Whenever a new account was discovered, it was added to the query list, and the process continued. Because of the Twitter API restrictions, the whole crawling process took literal days before Andy manually terminated it. The results are just amazing:

After a day, the results looked like so. Notice the weird clusters of relationships in this network. [original]
The full bot network uncovered by Andy included 22.000 fake Twitter accounts:

At the end of the weekend of March 10th, Andy had to stop the scraper after running for several days even though he had only processed 18% of the networks of the 22.000 included Twitter bots [original]
The bot network on Twitter is probably enormous! Zooming in on the network, Andy notes that:

Pretty much the same pattern I’d seen after one day of crawling still existed after one week. Just a few of the clusters weren’t “flower” shaped.

Andy Patel, March 2018, link

Zoomed in to a specific part of the network you can see the separate clusters of bots doing little more than liking each others messages. [original]
In his blog, Andy continues to look at all kind of data on these fake accounts. I found most striking that many of these account are years and years old already. Potentially, Twitter can use Mike Kearney’s botornot application to spot and remove them!

Most of the bots in the Dirty Tinder network found by Andy Patel were 3 to 8 years old already. [original]
Andy was nice enough to share the data on these bot accounts here, for you to play with. His Python code is stored in the same github repo and more details around this project you can read in his original blog.

Fake Instagram Accounts

Finally, SRFdata (Timo Grossenbacher) attempted to uncover fake Instagram followers among the 7 million followers in the network of 115 important Swiss Instagram influencers in R. Magi Metrics was used to retrieve information for public Instagram accounts and rvest for private accounts. Next, clear fake accounts (e.g., little followers, following many, no posts, no profile picture, numbers in name) were labelled manually, and approximately 10% of the inspected 1000 accounts appeared fake. Finally, they trained a random forest model to classify fake accounts with a sensitivity (true negative) rate of 77.4% and an overall accuracy of around 94%.

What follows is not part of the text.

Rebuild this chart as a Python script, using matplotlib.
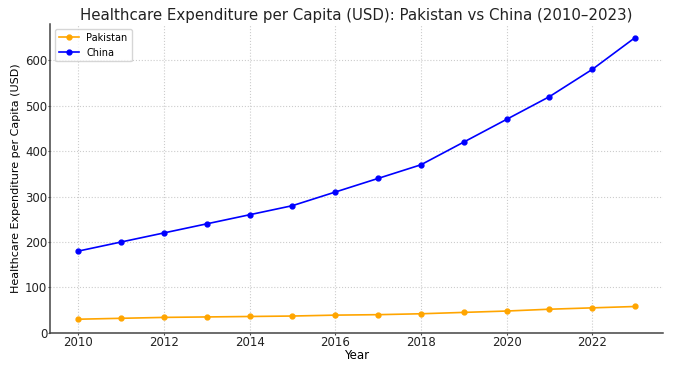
import numpy as np
import matplotlib
matplotlib.use("Agg")
import matplotlib.pyplot as plt

years = [2010, 2011, 2012, 2013, 2014, 2015, 2016, 2017, 2018, 2019, 2020, 2021, 2022, 2023]
pakistan = [30, 32, 34, 35, 36, 37, 39, 40, 42, 45, 48, 52, 55, 58]
china = [180, 200, 220, 240, 260, 280, 310, 340, 370, 420, 470, 520, 580, 650]

fig, ax = plt.subplots(figsize=(6.73, 3.69), dpi=100)
fig.subplots_adjust(left=0.075, right=0.985, top=0.935, bottom=0.098)

ax.plot(years, pakistan, marker="o", markersize=3.5, linewidth=1.2, color="orange", label="Pakistan")
ax.plot(years, china, marker="o", markersize=3.5, linewidth=1.2, color="blue", label="China")

ax.set_title("Healthcare Expenditure per Capita (USD): Pakistan vs China (2010\u20132023)",
             fontsize=10.8, color="#222222", pad=3)
ax.set_xlabel("Year", fontsize=8.5, labelpad=0)
ax.set_ylabel("Healthcare Expenditure per Capita (USD)", fontsize=8, labelpad=3)
ax.set_xticks(range(2010, 2024, 2))
ax.set_ylim(0, 680)
ax.set_yticks(range(0, 700, 100))
ax.tick_params(labelsize=8.5, length=1.5, pad=0.8, color="#444444", labelcolor="#222222")
ax.grid(True, linestyle=":", color="#cccccc", linewidth=0.8)
ax.spines["top"].set_visible(False)
ax.spines["right"].set_visible(False)
for s in ("left", "bottom"):
    ax.spines[s].set_color("#444444")
    ax.spines[s].set_linewidth(1.1)
ax.legend(loc="upper left", fontsize=7)

plt.savefig("out.png")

Robert Coombs and his application robot

Robert Coombs and his application robot

Robert Coombs wanted to see whether he could land a new job. He was aware that, these days, organizations often employ applicant tracking systems to progress/fail incoming applications. Hence, Robert concluded that he had two challenges in his search for a new job:

  • He was up against leaders in their field, so his resume wouldn’t simply jump to the top of the pile.
  • Robots would read his application, along with those of his competition.

Being a tech enthusiast and having some programming skills, he decided to build his own application robot, capable of sending a customized CV and resume to the thousands of jobs posted online every day, in a matter of seconds. I strongly recommend you read his full story here, but these were his conclusions:

  • It’s not how you apply, it’s who you know. And if you don’t know someone, don’t bother.
  • Companies are trying to fill a position with minimal risk, not discover someone who breaks the mold.
  • The number of jobs you apply to has no correlation to whether you’ll be considered, and you won’t be considered for jobs you don’t get the chance to apply to.

What I found most amusing is that he A/B tested one normal-looking cover letter and a letter in which he that admits right in the second sentence that it was being sent by a robot. “Now, one of those letters should have performed either a lot better or a lot worse than the other. For my purposes, I didn’t care which” he states. But as far as he could tell from the results of this experiment, it seems that nobody even reads cover letters anymore – not even the robots supposedly used in application tracking systems.